The company just bolstered its product sourcing by buying the assets of Furlow's North East Auto, Inc., an automotive salvage and parts provider in North East, Pennsylvania. Metalico plans to grow the facility's salvage car buying capabilities and continue its "pick-and-pull" auto parts business while taking advantage of additional access to scrap metal to feed its shredder in Buffalo, New York. Metalico is also aggressively looking at other properties in the auto salvage industry in Western New York and northwestern Pennsylvania to support its shredding operations. This deal helps make the company one of the few, and one of the largest vertically integrated metals recycler.
Plus, through its Mayco Industries division, Metalico is the country’s largest fabricator of lead based products other than batteries, which are sold nationwide to a diverse industrial customer base.
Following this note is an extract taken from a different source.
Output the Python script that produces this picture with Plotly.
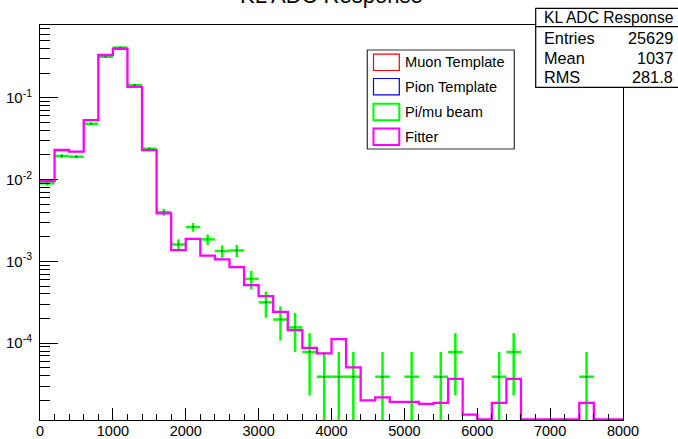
import plotly.graph_objects as go

# ---------------- data ----------------
bin_edges = list(range(0, 8001, 200))          # 40 bins of width 200
bin_centers = [e + 100 for e in bin_edges[:-1]]

fitter = [0.0096, 0.0230, 0.0219, 0.0534, 0.333, 0.397, 0.136, 0.0229,
          0.00386, 0.00137, 0.00189, 0.00118, 0.00106, 0.00085, 0.000513, 0.000377,
          0.000242, 0.000145, 0.0000879, 0.000075, 0.000112, 0.0000506, 0.0000200, 0.0000218,
          0.0000192, 0.0000192, 0.0000182, 0.0000187, 0.0000367, 0.0000134, 0, 0.0000187,
          0.0000367, 0, 0, 0, 0, 0.0000187, 0, 0]

beam = [0.0090, 0.0194, 0.0190, 0.0480, 0.317, 0.410, 0.143, 0.0238,
        0.0040, 0.00161, 0.00263, 0.00186, 0.00134, 0.00136, 0.000612, 0.000316,
        0.000195, 0.000156, 0.000078, 0.000039, 0.000039, 0.000039, None, 0.000039,
        None, 0.000039, None, 0.000039, 0.000078, None, None, 0.000039,
        0.000078, None, None, None, None, 0.000039, None, None]

beam_err = [0.0006, 0.00087, 0.00086, 0.00137, 0.0035, 0.0040, 0.0024, 0.00096,
            0.00039, 0.00025, 0.00032, 0.00027, 0.00023, 0.00023, 0.000156, 0.000111,
            0.000087, 0.000078, 0.000055, 0.000039, 0.000039, 0.000039, None, 0.000039,
            None, 0.000039, None, 0.000039, 0.000055, None, None, 0.000039,
            0.000055, None, None, None, None, 0.000039, None, None]

y_tick_vals = [1e-4, 1e-3, 1e-2, 1e-1]
y_tick_text = ["10<sup>-4</sup>", "10<sup>-3</sup>", "10<sup>-2</sup>", "10<sup>-1</sup>"]

legend_labels = ["Muon Template", "Pion Template", "Pi/mu beam", "Fitter"]
legend_colors = ["#ff0000", "#0000ff", "#00ff00", "#ff00ff"]

stats_title = "KL ADC Response"
stats_names = ["Entries", "Mean", "RMS"]
stats_values = ["25629", "1037", "281.8"]

# ---------------- layout geometry ----------------
W, H = 678, 439
L, R, T, B = 40, 55, 25, 19
PW, PH = W - L - R, H - T - B
YMIN, YMAX = -4.938, -0.111
FONT = "Liberation Sans, Arial, Helvetica, sans-serif"


def xp(px):
    return (px - L) / PW


def yp(py):
    return (H - B - py) / PH


floor_val = 10 ** (YMIN + 0.008)
fit_plot = [v if v > 0 else floor_val for v in fitter]

fig = go.Figure()

fig.add_trace(go.Scatter(
    x=bin_centers, y=beam, mode="markers",
    marker=dict(size=2, color="rgb(0,110,0)"),
    error_y=dict(type="data", array=beam_err, color="#00ff00", thickness=2.5, width=0),
    error_x=dict(type="constant", value=100, color="#00ff00", thickness=2.5, width=0),
    showlegend=False, name="Pi/mu beam", hoverinfo="skip"))

fig.add_trace(go.Scatter(
    x=bin_edges, y=fit_plot + [fit_plot[-1]], mode="lines",
    line=dict(shape="hv", color="#ff00ff", width=2.3),
    showlegend=False, name="Fitter", hoverinfo="skip"))

shapes = []
annotations = []

# legend (drawn like ROOT's TLegend)
lg_l, lg_r, lg_t, lg_b = 367.3, 514.3, 50, 149
shapes.append(dict(type="rect", xref="paper", yref="paper",
                   x0=xp(lg_l), x1=xp(lg_r), y0=yp(lg_b), y1=yp(lg_t),
                   line=dict(color="#333333", width=1.2), fillcolor="white", layer="above"))
row_y = [62.3, 86.7, 112.0, 136.7]
for lab, col, cy, lw in zip(legend_labels, legend_colors, row_y, [1.2, 1.2, 2, 2]):
    shapes.append(dict(type="rect", xref="paper", yref="paper",
                       x0=xp(373.5), x1=xp(399.3), y0=yp(cy + 8.2), y1=yp(cy - 8.2),
                       line=dict(color=col, width=lw), fillcolor="rgba(0,0,0,0)", layer="above"))
    annotations.append(dict(text=lab, xref="paper", yref="paper", x=xp(403), y=yp(cy),
                            xanchor="left", yanchor="middle", showarrow=False,
                            font=dict(family=FONT, size=14.6, color="black")))

# stats box
sb_l, sb_r, sb_t, sb_sep, sb_b = 535.7, 700, 8.3, 26.7, 87.3
shapes.append(dict(type="rect", xref="paper", yref="paper",
                   x0=xp(sb_l), x1=xp(sb_r), y0=yp(sb_b), y1=yp(sb_t),
                   line=dict(color="black", width=1.2), fillcolor="white", layer="above"))
shapes.append(dict(type="line", xref="paper", yref="paper",
                   x0=xp(sb_l), x1=xp(sb_r), y0=yp(sb_sep), y1=yp(sb_sep),
                   line=dict(color="black", width=1.2), layer="above"))
annotations.append(dict(text=stats_title, xref="paper", yref="paper", x=xp(541.5), y=yp(17.5),
                        xanchor="left", yanchor="middle", showarrow=False,
                        font=dict(family=FONT, size=15.6, color="black")))
for nm, val, cy in zip(stats_names, stats_values, [38.3, 57.5, 77.3]):
    annotations.append(dict(text=nm, xref="paper", yref="paper", x=xp(541.5), y=yp(cy),
                            xanchor="left", yanchor="middle", showarrow=False,
                            font=dict(family=FONT, size=16.3, color="black")))
    annotations.append(dict(text=val, xref="paper", yref="paper", x=xp(675), y=yp(cy),
                            xanchor="right", yanchor="middle", showarrow=False,
                            font=dict(family=FONT, size=16.3, color="black")))

# title (mostly cut off at the top of the canvas)
annotations.append(dict(text="KL ADC Response", xref="paper", yref="paper", x=0.5, y=yp(10),
                        xanchor="center", yanchor="bottom", showarrow=False,
                        font=dict(family=FONT, size=22, color="black")))

fig.update_layout(
    width=W, height=H,
    margin=dict(l=L, r=R, t=T, b=B, pad=0),
    paper_bgcolor="white", plot_bgcolor="white",
    font=dict(family=FONT, size=14, color="black"),
    shapes=shapes, annotations=annotations,
    showlegend=False,
    xaxis=dict(range=[0, 8000], showgrid=False, zeroline=False,
               showline=True, linecolor="black", linewidth=1, mirror=True,
               ticks="inside", ticklen=12, tickcolor="black", tickwidth=1,
               dtick=1000, tick0=0, tickfont=dict(size=14.5),
               ticklabelstandoff=-2,
               minor=dict(ticks="inside", ticklen=6, dtick=200, tickcolor="black", showgrid=False),
               automargin=False),
    yaxis=dict(type="log", range=[YMIN, YMAX], showgrid=False, zeroline=False,
               showline=True, linecolor="black", linewidth=1, mirror=True,
               ticks="inside", ticklen=18, tickcolor="black", tickwidth=1,
               tickmode="array", tickvals=y_tick_vals, ticktext=y_tick_text,
               tickfont=dict(size=15),
               ticklabelstandoff=4,
               minor=dict(ticks="inside", ticklen=10, dtick="D1", tickcolor="black", showgrid=False),
               automargin=False),
)

fig.write_html("out.html",
               config={"displayModeBar": False, "staticPlot": True},
               post_script="document.body.style.margin='0px';document.body.style.overflow='hidden';")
With an annual revenue-run rate of over $500 million, Metalico is no small player in the recycling space. In fact, Metalico ships over 210 million pounds worth of product each year. The stock has also been trading like a superhero of late, reaching new year-highs over the past 2 trading days on very strong volume. A relatively poor performer in 2013, Metalico is exactly the type of January Effect stock to which we have referred recently since the stock combines its poor 2013 trading performance with its pure play status on economy via the recycling industry. This segment of the industrials space can be very important to investors as it serves as a key component and leading indicator in the industrials segment and the overall economy.
As a result, Metalico is an attractive stock for those seeking a proxy for the expected economic growth in 2014. Moreover, despite its big rise in value and volume, the current market cap is still less than .2x revenue, indicating that the stock has room to move higher especially as strong economic performance figures emerge.